Ce projet d’extension des moyens de surveillance démontre, une fois de plus, à quel point la Suisse a besoin d’un tribunal constitutionnel pour faire contrepoids.
Le juriste ajoute que cette tolérance des Suisses à l’égard de ces atteintes à leurs droits est dictée par la peur. On est prêt à céder un peu de sa liberté pour se sentir plus en sécurité.
Il impute la cause de cette peur à l’islam, dont les adeptes subissent une suspicion généralisée. «Les efforts pour une société multiculturelle sont manifestement anéantis», conclut, amer, Jörg Paul Müller.
swissinfo, Renat Künzi
(Traduction de l’allemand: Isabelle Eichenberger)
– Les investigations du Ministère public de la Confédération et de la police doivent se limiter à la sphère publique.
– La révision de la loi fédérale sur la sûreté intérieure (LMSI II) prévoit une diminution de la sphère privée, même sans qu’un délit soit commis.
– Le gouvernement a autorisé l’utilisation de drones pour surveiller les zones frontalières.
– Le ministre de la Justice Christoph Blocher a demandé aux cantons de prolonger la durée de conservation des bandes des caméras de surveillance à 48 heures au lieu de 24.

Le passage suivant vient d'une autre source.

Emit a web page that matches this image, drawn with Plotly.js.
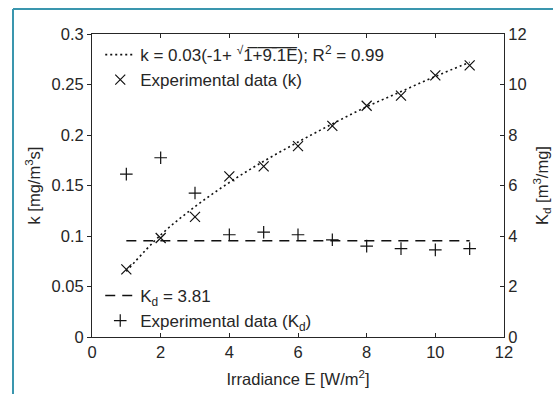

Attentats d’Al Kaïda aux USA et en Europe:
USA, 11 septembre 2001: 3000 morts.
Madrid, 11 mars 2004: 191 morts.
Londres, 7 juillet 2005: 56 morts.
Le Service d’analyse et de prévention (SAP) de l’Office fédéral de la police (fedpol) est l’organe fédéral qui veille à la sûreté de l’Etat.
Le 1er mai 2006, la Suisse a signé l’Accord Europol avec l’Union européenne.
Depuis 2005, elle fait partie de l’espace Schengen de l’UE.
En juillet 2006, la Suisse et les Etats-Unis ont signé un accord de coopération en matière de lutte antiterroriste.
Depuis septembre 2006, les nouveaux passeports suisses sont biométriques, en réponse aux exigences des Etats-Unis.